▸ **Set task**
Extract the lines that carry the string "this" from the listing.
::: Rows
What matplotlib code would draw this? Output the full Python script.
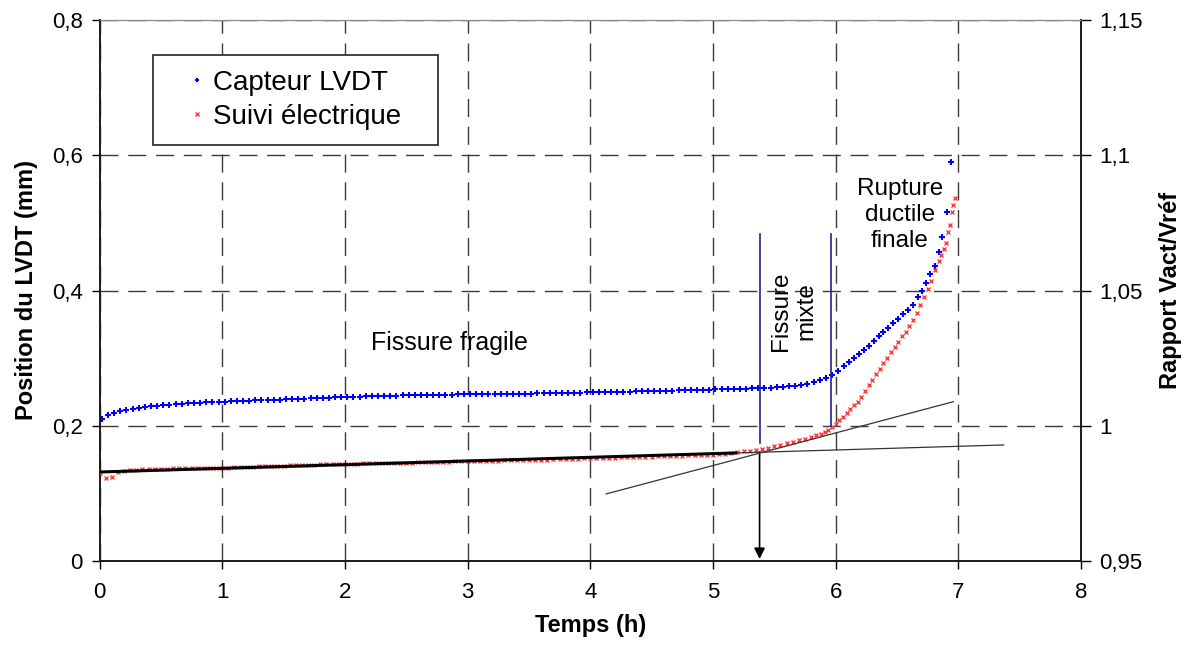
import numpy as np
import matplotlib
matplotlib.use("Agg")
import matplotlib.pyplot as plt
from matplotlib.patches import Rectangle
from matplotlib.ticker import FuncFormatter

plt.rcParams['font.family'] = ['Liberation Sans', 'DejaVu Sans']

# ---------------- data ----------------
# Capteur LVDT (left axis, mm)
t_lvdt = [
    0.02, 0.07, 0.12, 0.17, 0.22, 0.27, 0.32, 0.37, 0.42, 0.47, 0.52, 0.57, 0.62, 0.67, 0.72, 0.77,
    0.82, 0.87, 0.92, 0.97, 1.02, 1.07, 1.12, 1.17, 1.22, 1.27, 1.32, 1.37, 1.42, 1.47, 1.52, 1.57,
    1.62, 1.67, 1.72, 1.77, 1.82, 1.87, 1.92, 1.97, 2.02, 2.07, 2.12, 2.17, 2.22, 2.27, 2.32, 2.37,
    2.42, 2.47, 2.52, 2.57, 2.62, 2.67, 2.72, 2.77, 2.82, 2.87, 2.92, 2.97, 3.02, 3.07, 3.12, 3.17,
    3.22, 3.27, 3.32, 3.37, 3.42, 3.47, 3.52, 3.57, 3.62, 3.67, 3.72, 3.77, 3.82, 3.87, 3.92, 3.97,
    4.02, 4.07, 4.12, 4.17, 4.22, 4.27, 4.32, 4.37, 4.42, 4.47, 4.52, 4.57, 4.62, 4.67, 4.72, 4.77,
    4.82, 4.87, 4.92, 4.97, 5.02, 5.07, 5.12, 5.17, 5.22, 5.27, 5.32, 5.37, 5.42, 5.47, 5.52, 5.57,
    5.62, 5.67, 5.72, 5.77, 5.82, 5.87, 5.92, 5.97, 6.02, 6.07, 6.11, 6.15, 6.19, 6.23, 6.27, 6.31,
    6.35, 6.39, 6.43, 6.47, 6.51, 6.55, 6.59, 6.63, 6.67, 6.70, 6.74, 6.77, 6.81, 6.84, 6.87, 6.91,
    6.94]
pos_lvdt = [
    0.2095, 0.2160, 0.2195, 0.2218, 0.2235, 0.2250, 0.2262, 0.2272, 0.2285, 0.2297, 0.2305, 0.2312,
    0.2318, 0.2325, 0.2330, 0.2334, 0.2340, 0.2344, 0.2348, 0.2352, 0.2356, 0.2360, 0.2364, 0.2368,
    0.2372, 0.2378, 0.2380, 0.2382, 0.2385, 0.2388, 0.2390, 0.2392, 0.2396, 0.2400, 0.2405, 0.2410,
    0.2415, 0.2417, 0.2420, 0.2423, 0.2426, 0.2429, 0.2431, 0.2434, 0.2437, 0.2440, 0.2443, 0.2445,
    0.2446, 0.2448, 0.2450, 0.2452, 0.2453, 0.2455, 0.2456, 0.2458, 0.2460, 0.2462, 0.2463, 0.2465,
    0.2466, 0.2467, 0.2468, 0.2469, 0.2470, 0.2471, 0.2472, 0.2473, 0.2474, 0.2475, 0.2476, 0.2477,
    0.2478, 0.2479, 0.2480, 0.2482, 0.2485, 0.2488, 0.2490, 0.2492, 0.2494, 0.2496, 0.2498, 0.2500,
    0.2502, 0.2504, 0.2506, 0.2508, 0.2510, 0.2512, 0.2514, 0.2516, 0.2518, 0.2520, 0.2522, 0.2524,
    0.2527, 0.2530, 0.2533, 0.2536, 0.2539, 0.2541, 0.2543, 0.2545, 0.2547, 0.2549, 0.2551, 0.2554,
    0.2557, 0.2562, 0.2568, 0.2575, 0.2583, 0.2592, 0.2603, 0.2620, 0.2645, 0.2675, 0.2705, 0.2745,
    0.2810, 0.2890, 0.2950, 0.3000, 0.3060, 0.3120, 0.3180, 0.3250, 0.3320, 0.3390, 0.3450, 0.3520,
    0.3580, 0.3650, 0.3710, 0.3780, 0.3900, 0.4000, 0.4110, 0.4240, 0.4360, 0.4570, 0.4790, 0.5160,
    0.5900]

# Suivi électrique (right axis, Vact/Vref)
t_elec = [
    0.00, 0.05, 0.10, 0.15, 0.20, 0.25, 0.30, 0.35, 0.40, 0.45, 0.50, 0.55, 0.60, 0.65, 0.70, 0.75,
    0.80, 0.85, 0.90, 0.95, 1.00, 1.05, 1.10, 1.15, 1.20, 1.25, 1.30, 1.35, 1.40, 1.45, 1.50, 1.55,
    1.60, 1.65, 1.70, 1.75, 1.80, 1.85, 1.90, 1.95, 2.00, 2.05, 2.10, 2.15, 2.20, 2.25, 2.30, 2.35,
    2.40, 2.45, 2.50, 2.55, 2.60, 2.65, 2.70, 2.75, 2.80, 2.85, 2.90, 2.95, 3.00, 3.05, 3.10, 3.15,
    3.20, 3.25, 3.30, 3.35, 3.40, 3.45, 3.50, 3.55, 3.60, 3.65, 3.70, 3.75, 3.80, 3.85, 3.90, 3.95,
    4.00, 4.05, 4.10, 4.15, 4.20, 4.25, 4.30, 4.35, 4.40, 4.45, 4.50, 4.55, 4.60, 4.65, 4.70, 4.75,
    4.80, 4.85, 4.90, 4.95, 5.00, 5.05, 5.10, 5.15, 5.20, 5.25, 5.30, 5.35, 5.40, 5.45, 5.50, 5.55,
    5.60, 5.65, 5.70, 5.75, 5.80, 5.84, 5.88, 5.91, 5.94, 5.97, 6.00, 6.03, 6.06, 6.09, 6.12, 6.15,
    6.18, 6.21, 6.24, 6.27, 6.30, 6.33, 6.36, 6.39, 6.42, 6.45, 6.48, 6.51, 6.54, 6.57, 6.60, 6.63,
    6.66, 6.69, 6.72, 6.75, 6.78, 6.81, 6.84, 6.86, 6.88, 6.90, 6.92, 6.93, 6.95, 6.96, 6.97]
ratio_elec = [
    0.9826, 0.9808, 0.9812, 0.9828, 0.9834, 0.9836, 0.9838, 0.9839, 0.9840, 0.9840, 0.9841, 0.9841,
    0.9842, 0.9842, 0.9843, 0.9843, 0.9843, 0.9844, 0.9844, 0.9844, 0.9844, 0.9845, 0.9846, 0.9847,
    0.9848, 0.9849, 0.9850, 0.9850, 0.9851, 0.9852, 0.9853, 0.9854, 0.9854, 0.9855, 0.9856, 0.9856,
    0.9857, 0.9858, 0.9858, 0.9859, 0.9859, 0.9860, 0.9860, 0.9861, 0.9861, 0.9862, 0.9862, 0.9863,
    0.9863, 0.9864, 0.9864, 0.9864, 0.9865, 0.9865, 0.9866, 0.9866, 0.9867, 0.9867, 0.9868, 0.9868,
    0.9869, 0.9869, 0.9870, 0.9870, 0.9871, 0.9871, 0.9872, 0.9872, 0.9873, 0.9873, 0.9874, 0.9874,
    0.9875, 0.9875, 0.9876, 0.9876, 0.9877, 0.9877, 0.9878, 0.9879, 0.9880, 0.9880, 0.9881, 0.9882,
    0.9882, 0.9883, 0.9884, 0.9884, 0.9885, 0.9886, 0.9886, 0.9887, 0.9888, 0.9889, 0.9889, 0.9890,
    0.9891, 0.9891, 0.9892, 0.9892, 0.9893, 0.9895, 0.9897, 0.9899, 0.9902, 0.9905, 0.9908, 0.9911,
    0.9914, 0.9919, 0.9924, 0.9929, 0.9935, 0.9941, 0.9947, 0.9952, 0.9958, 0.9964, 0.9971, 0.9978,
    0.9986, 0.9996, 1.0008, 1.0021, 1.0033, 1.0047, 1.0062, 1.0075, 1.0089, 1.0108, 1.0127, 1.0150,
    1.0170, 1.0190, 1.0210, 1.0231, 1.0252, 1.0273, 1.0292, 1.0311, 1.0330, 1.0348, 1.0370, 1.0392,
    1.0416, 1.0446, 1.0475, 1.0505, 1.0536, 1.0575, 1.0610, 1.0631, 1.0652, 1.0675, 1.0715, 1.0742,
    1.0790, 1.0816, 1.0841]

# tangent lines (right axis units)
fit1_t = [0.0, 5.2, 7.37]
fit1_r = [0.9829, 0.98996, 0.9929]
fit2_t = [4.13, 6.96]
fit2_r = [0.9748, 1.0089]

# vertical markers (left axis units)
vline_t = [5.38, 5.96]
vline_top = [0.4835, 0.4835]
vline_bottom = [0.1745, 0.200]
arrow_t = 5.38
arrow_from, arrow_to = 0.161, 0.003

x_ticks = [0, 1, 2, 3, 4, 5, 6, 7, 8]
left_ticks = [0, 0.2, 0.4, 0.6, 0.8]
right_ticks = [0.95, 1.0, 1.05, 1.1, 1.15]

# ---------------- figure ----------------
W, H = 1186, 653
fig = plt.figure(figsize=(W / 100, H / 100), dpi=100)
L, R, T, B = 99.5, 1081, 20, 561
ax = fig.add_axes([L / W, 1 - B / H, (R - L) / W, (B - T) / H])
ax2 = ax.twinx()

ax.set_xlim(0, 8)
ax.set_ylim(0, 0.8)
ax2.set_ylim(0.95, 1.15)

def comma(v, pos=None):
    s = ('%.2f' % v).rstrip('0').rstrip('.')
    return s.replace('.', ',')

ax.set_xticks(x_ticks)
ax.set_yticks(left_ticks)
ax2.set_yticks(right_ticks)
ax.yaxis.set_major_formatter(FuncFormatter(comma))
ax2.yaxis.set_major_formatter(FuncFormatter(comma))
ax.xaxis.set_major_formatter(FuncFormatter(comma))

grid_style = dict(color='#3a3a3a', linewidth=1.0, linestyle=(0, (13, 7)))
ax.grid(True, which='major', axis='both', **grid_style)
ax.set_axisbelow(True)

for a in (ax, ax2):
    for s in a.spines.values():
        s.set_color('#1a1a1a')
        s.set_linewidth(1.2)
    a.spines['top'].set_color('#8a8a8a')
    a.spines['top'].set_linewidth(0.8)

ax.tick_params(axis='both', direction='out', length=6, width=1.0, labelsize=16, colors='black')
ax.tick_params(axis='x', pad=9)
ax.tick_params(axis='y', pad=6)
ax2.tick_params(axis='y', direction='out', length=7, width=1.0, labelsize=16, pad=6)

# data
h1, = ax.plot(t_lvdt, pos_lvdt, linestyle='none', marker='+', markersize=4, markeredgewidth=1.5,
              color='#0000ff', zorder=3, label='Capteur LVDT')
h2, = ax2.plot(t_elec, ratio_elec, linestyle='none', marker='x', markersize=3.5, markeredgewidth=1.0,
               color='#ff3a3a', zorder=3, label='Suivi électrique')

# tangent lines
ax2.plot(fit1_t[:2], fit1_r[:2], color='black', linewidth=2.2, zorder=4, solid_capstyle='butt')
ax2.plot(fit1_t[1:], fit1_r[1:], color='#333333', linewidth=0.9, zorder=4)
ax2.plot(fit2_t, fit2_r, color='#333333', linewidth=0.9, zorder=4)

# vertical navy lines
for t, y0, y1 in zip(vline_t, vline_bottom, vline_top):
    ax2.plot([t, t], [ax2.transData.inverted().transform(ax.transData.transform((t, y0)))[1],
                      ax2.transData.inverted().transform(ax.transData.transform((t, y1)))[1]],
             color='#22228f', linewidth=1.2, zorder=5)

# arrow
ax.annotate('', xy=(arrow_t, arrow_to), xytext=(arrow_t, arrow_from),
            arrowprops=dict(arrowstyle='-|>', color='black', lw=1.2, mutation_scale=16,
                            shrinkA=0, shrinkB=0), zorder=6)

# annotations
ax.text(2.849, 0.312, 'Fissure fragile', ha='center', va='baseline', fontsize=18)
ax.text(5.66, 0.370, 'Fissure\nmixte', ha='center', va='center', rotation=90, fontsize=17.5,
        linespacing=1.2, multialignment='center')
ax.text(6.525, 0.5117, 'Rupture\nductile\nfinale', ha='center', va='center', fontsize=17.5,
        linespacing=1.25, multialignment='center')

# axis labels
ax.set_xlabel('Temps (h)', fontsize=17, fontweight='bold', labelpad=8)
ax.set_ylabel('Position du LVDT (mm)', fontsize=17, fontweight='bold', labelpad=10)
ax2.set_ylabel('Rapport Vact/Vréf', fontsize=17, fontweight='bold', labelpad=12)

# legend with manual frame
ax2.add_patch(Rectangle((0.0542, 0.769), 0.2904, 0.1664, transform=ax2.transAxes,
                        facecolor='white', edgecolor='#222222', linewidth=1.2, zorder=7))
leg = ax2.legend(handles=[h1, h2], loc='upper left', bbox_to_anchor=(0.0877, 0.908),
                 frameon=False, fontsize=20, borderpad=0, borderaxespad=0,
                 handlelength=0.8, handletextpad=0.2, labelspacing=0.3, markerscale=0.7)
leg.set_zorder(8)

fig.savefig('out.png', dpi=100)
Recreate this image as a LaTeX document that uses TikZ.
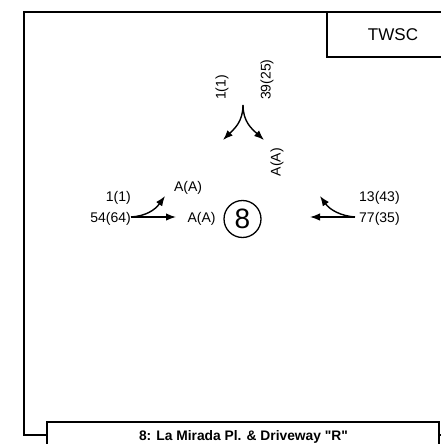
::::::
▸ **Full output**
What matplotlib code would draw this? Output the full Python script.
Recreate this image as a LaTeX document that uses TikZ.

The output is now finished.